Pulp In possibly the best reunion news in all of time, Pulp – Jarvis Cocker, Steve Mackey, Mark Webber, Candida Doyle, Nick Banks and Russell Senior – have announced they're to reform for some live action in the summer of 2011.

They've announced a London date, 3rd July, headlining the Barclaycard Wireless event in London's Hyde Park, but so far the first date will be in Barcelona at Primavera Sound on 27th May. There'll surely be more dates to be announced.

Having Senior back – he quit after Different Class, formed Venini and then retired to a potting shed – is a particular highlight. I interviewed him about his new start-up back in 1999; he was kind enough to give me some white label vinyl the band had produced, though their album sadly never saw the light of day. After Senior's departure, two more albums and a Best Of were released, and then Pulp called it a day. But they had, most especially with Common People, made their mark on music history. Tracks from that career-defining Different Class album were showcased on Later… with Jools Holland (check out this vid of I Spy live with strings) – they lose nothing of their impact with the passage of time.
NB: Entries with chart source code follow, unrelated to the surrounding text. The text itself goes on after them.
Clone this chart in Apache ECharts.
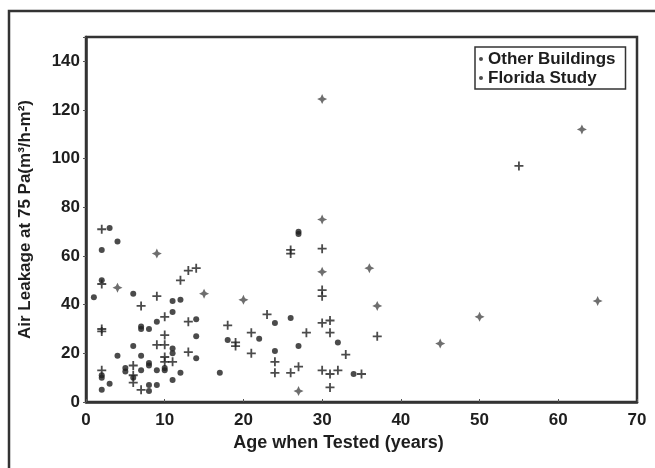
<!DOCTYPE html>
<html>
<head>
<meta charset="utf-8">
<script src="https://cdn.jsdelivr.net/npm/echarts@6/dist/echarts.min.js"></script>
<style>
  html, body { margin: 0; padding: 0; background: #fff; }
  #main { width: 655px; height: 468px; }
</style>
</head>
<body>
<div id="main"></div>
<script>
// age (years), air leakage at 75 Pa
var otherBuildings = [
    [4, 47], [9, 61], [15, 44.5], [20, 42], [27, 4.5], [30, 124.5], [30, 75],
    [30, 53.5], [36, 55], [37, 39.5], [45, 24], [50, 35], [63, 112], [65, 41.5]
];
var floridaDots = [
    [3, 71.5], [4, 66], [2, 62.5], [2, 50], [1, 43], [6, 44.5], [11, 41.5], [12, 42],
    [11, 37], [9, 33], [14, 34], [7, 31], [7, 30], [8, 30], [14, 27], [6, 23], [4, 19],
    [7, 19], [11, 22], [11, 20], [14, 18], [10, 14], [10, 13], [8, 16], [8, 15], [5, 14],
    [5, 12.5], [7, 13], [9, 13], [12, 12], [2, 11], [2, 10], [6, 10], [3, 7.5], [11, 9],
    [8, 7], [9, 7], [2, 5], [8, 4.5],
    [27, 70], [27, 69], [26, 34.5], [24, 32.5], [22, 26], [18, 25.5], [27, 23], [24, 21],
    [17, 12], [32, 24.5], [34, 11.5]
];
var floridaPlus = [
    [2, 71], [13, 54], [14, 55], [12, 50], [2, 48.5], [9, 43.5], [7, 39.5], [10, 35],
    [13, 33], [2, 30], [2, 29], [10, 27.5], [9, 23.5], [10, 23.5], [13, 20.5], [10, 18.5],
    [10, 16.5], [11, 16.5], [6, 15], [2, 13], [6, 11], [6, 8], [7, 5],
    [26, 62.5], [26, 61], [30, 63], [30, 46], [30, 43.5], [23, 36], [18, 31.5], [30, 32.5],
    [31, 33.5], [21, 28.5], [28, 28.5], [31, 28.5], [19, 24.5], [19, 23], [21, 20],
    [24, 16.5], [24, 12], [26, 12], [27, 14.5], [30, 13], [31, 11.5], [32, 13], [33, 19.5],
    [35, 11.5], [31, 6], [37, 27], [55, 97]
];

var font = 'Liberation Sans, Arial, sans-serif';
var ink = '#1e1e1e';
var starPath = 'path://M0,-10 L3.2,-3.2 L10,0 L3.2,3.2 L0,10 L-3.2,3.2 L-10,0 L-3.2,-3.2 Z';
var plusPath = 'path://M-10,-2 H10 V2 H-10 Z M-2,-10 H2 V10 H-2 Z';

var myChart = echarts.init(document.getElementById('main'));
var option = {
    backgroundColor: '#fff',
    animation: false,
    graphic: [{
        type: 'rect',
        shape: { x: 9, y: 11, width: 700, height: 520 },
        style: { fill: 'none', stroke: '#333', lineWidth: 2.5 },
        z: -1
    }],
    legend: {
        data: ['Other Buildings', 'Florida Study'],
        orient: 'vertical',
        left: 475,
        top: 47,
        padding: [3, 10, 2, 4],
        borderColor: '#333',
        borderWidth: 1.5,
        itemGap: 1,
        itemWidth: 4,
        itemHeight: 4,
        icon: 'circle',
        itemStyle: { color: ink },
        textStyle: { fontFamily: font, fontWeight: 'bold', fontSize: 17, color: ink, lineHeight: 18 }
    },
    grid: {
        left: 86, top: 37, right: 18, bottom: 66,
        show: true, borderColor: '#333', borderWidth: 2.5
    },
    xAxis: {
        type: 'value',
        min: 0, max: 70, interval: 10,
        name: 'Age when Tested (years)',
        nameLocation: 'middle',
        nameGap: 29,
        nameTextStyle: { fontFamily: font, fontWeight: 'bold', fontSize: 18, color: ink, padding: [0, 46, 0, 0] },
        axisLine: { lineStyle: { color: '#333', width: 2.5 } },
        axisTick: { length: 3, inside: true, lineStyle: { color: '#555' } },
        axisLabel: { margin: 10, fontFamily: font, fontWeight: 'bold', fontSize: 17, color: ink },
        splitLine: { show: false }
    },
    yAxis: {
        type: 'value',
        min: 0, max: 150, interval: 20,
        name: 'Air Leakage at 75 Pa(m³/h-m²)',
        nameLocation: 'middle',
        nameGap: 52,
        nameTextStyle: { fontFamily: font, fontWeight: 'bold', fontSize: 17, color: ink },
        axisLine: { lineStyle: { color: '#333', width: 2.5 } },
        axisTick: { length: 3, lineStyle: { color: '#555' } },
        axisLabel: {
            margin: 6, fontFamily: font, fontWeight: 'bold', fontSize: 17, color: ink,
            formatter: function (v) { return v > 140 ? '' : v; }
        },
        splitLine: { show: false }
    },
    series: [
        {
            name: 'Other Buildings',
            type: 'scatter',
            data: otherBuildings,
            symbol: starPath,
            symbolSize: 10,
            itemStyle: { color: '#4a4a4a' }
        },
        {
            name: 'Florida Study',
            type: 'scatter',
            data: floridaDots,
            symbol: 'circle',
            symbolSize: 6,
            itemStyle: { color: ink }
        },
        {
            name: 'Florida Study',
            type: 'scatter',
            data: floridaPlus,
            symbol: plusPath,
            symbolSize: 9,
            itemStyle: { color: ink }
        }
    ]
};
myChart.setOption(option);
</script>
</body>
</html>
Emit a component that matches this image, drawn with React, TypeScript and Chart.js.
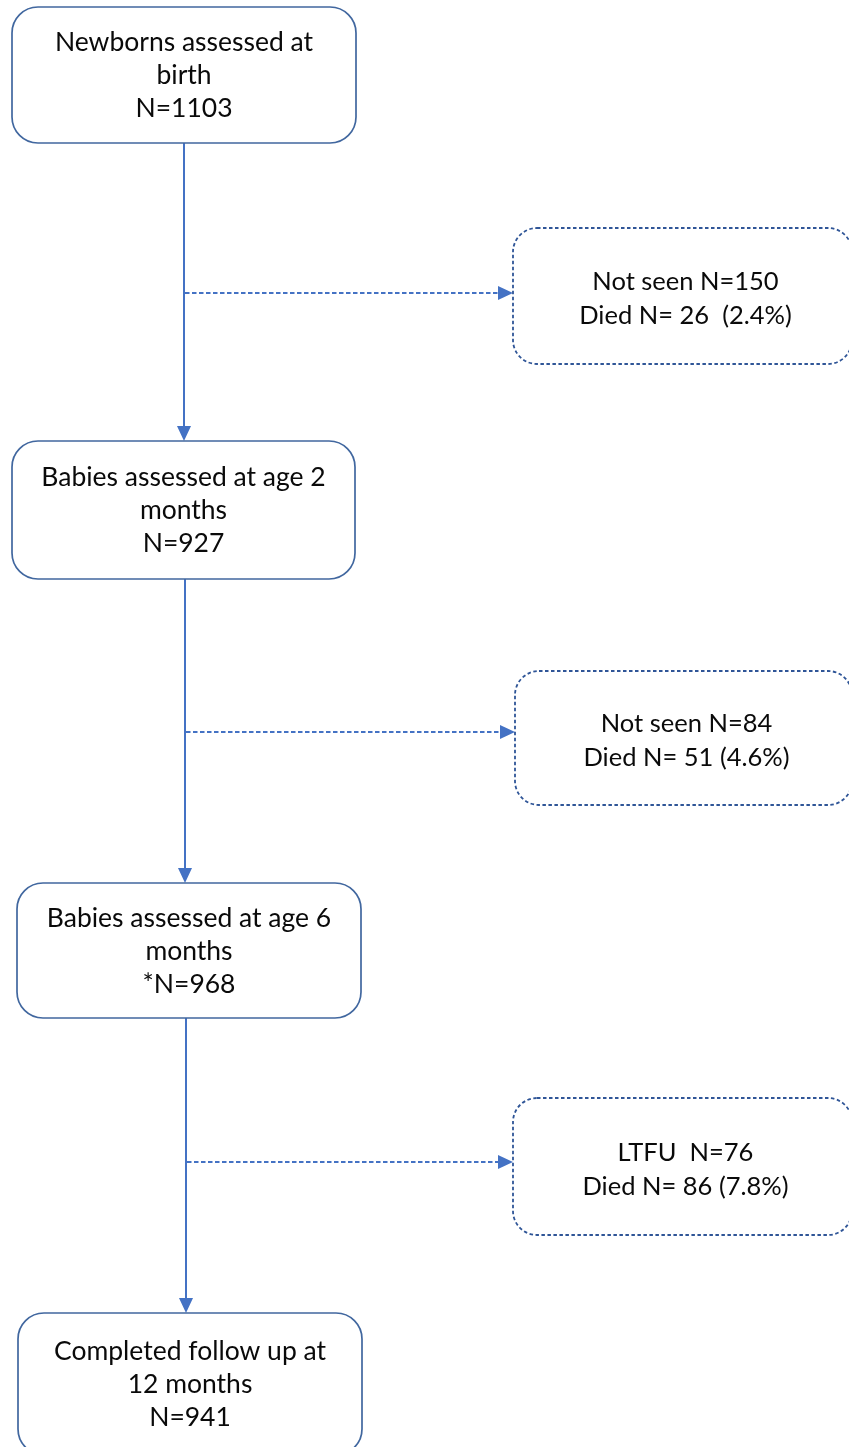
import React, { useEffect, useRef } from "react";
import { Chart, registerables } from "chart.js";

Chart.register(...registerables);

// ---- data ----
const stageTitles: string[][] = [
  ["Newborns assessed at", "birth"],
  ["Babies assessed at age 2", "months"],
  ["Babies assessed at age 6", "months"],
  ["Completed follow up at", "12 months"],
];
const stageCounts: string[] = ["N=1103", "N=927", "*N=968", "N=941"];
const lossFirstLines: string[] = ["Not seen N=150", "Not seen N=84", "LTFU  N=76"];
const lossDiedLines: string[] = ["Died N= 26  (2.4%)", "Died N= 51 (4.6%)", "Died N= 86 (7.8%)"];

// ---- layout (data units of the hidden linear scales) ----
const W = 849;
const H = 1447;
const stageBoxes: number[][] = [
  [12, 7, 356, 143],
  [12, 441, 355, 579],
  [17, 883, 361, 1018],
  [18, 1313, 362, 1455],
];
const lossBoxes: number[][] = [
  [513, 228, 852, 364],
  [515, 671, 852, 805],
  [513, 1098, 852, 1235],
];
const spineX: number[] = [184, 185, 186];
const branchY: number[] = [293, 732, 1162];

const SOLID_LINE = "#4472C4";
const BOX_LINE = "#41679F";
const DASH_BOX_LINE = "#2F5597";
const TEXT = "#0a0a0a";
const FONT_MAIN = "26.5px Lato";
const FONT_LOSS = "25.5px Lato";
const ARROW_LEN = 15;
const ARROW_HALF = 7;

function roundRectPath(ctx: CanvasRenderingContext2D, x0: number, y0: number, x1: number, y1: number, r: number) {
  ctx.beginPath();
  ctx.moveTo(x0 + r, y0);
  ctx.lineTo(x1 - r, y0);
  ctx.arcTo(x1, y0, x1, y0 + r, r);
  ctx.lineTo(x1, y1 - r);
  ctx.arcTo(x1, y1, x1 - r, y1, r);
  ctx.lineTo(x0 + r, y1);
  ctx.arcTo(x0, y1, x0, y1 - r, r);
  ctx.lineTo(x0, y0 + r);
  ctx.arcTo(x0, y0, x0 + r, y0, r);
  ctx.closePath();
}

const flowPlugin = {
  id: "flow",
  afterDatasetsDraw(chart: any) {
    const ctx: CanvasRenderingContext2D = chart.ctx;
    const xs = chart.scales.x;
    const ys = chart.scales.y;
    const px = (v: number) => xs.getPixelForValue(v);
    const py = (v: number) => ys.getPixelForValue(v);
    ctx.save();

    // arrowheads (down)
    for (let i = 0; i < spineX.length; i++) {
      const tx = px(spineX[i]);
      const ty = py(stageBoxes[i + 1][1]);
      ctx.fillStyle = SOLID_LINE;
      ctx.beginPath();
      ctx.moveTo(tx, ty);
      ctx.lineTo(tx - ARROW_HALF, ty - ARROW_LEN);
      ctx.lineTo(tx + ARROW_HALF, ty - ARROW_LEN);
      ctx.closePath();
      ctx.fill();
    }
    // arrowheads (right)
    for (let i = 0; i < branchY.length; i++) {
      const tx = px(lossBoxes[i][0]);
      const ty = py(branchY[i]);
      ctx.fillStyle = SOLID_LINE;
      ctx.beginPath();
      ctx.moveTo(tx, ty);
      ctx.lineTo(tx - ARROW_LEN, ty - ARROW_HALF);
      ctx.lineTo(tx - ARROW_LEN, ty + ARROW_HALF);
      ctx.closePath();
      ctx.fill();
    }

    ctx.textAlign = "center";
    ctx.textBaseline = "alphabetic";

    // stage boxes
    ctx.font = FONT_MAIN;
    stageBoxes.forEach((b, i) => {
      const x0 = px(b[0]), y0 = py(b[1]), x1 = px(b[2]), y1 = py(b[3]);
      ctx.setLineDash([]);
      ctx.lineWidth = 1.7;
      ctx.strokeStyle = BOX_LINE;
      roundRectPath(ctx, x0, y0, x1, y1, 26);
      ctx.stroke();
      const lines = [...stageTitles[i], stageCounts[i]];
      const cx = (x0 + x1) / 2;
      const cy = (y0 + y1) / 2;
      const gap = 33;
      ctx.fillStyle = TEXT;
      lines.forEach((t, k) => {
        const c = cy + (k - (lines.length - 1) / 2) * gap;
        ctx.fillText(t, cx, c + 9.3);
      });
    });

    // loss boxes
    ctx.font = FONT_LOSS;
    lossBoxes.forEach((b, i) => {
      const x0 = px(b[0]), y0 = py(b[1]), x1 = px(b[2]), y1 = py(b[3]);
      ctx.setLineDash([3.5, 2.5]);
      ctx.lineWidth = 1.8;
      ctx.strokeStyle = DASH_BOX_LINE;
      roundRectPath(ctx, x0, y0, x1, y1, 24);
      ctx.stroke();
      const lines = [lossFirstLines[i], lossDiedLines[i]];
      const cx = (x0 + x1) / 2 + 3;
      const cy = (y0 + y1) / 2 + 2;
      const gap = 34;
      ctx.fillStyle = TEXT;
      lines.forEach((t, k) => {
        const c = cy + (k - 0.5) * gap;
        ctx.fillText(t, cx, c + 9);
      });
    });
    ctx.restore();
  },
};

export default function App() {
  const ref = useRef<HTMLCanvasElement | null>(null);
  useEffect(() => {
    if (!ref.current) return;
    const datasets: any[] = [];
    for (let i = 0; i < spineX.length; i++) {
      datasets.push({
        data: [
          { x: spineX[i], y: stageBoxes[i][3] },
          { x: spineX[i], y: stageBoxes[i + 1][1] - ARROW_LEN + 1 },
        ],
        showLine: true,
        borderColor: SOLID_LINE,
        borderWidth: 2,
        pointRadius: 0,
      });
    }
    for (let i = 0; i < branchY.length; i++) {
      datasets.push({
        data: [
          { x: spineX[i] + 1, y: branchY[i] },
          { x: lossBoxes[i][0] - ARROW_LEN + 1, y: branchY[i] },
        ],
        showLine: true,
        borderColor: SOLID_LINE,
        borderWidth: 2.2,
        borderDash: [4.5, 2.5],
        pointRadius: 0,
      });
    }
    const chart = new Chart(ref.current, {
      type: "scatter",
      data: { datasets },
      options: {
        animation: false,
        responsive: false,
        events: [],
        layout: { padding: 0 },
        plugins: { legend: { display: false }, tooltip: { enabled: false } },
        scales: {
          x: { type: "linear", min: 0, max: W, display: false },
          y: { type: "linear", min: 0, max: H, reverse: true, display: false },
        },
      },
      plugins: [flowPlugin],
    } as any);
    return () => chart.destroy();
  }, []);
  return (
    <div style={{ position: "fixed", left: 0, top: 0, width: W, height: H, background: "#fff" }}>
      <canvas ref={ref} width={W} height={H} style={{ display: "block" }} />
    </div>
  );
}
Having first seen them in the mid-'90s at the Manchester MEN Arena, in pre-musicOMH days when others were toting Blur and Oasis CDs about, I'd had the pleasure of leaning on the Reading Festival main stage in 2002 for one of their final gigs, which ended with the masterful Sunrise. Knowing the band were going on hiatus, it was a bittersweet moment. I'd bought the back catalogue over time; the songs have stuck in my head, and in the heads of very many others.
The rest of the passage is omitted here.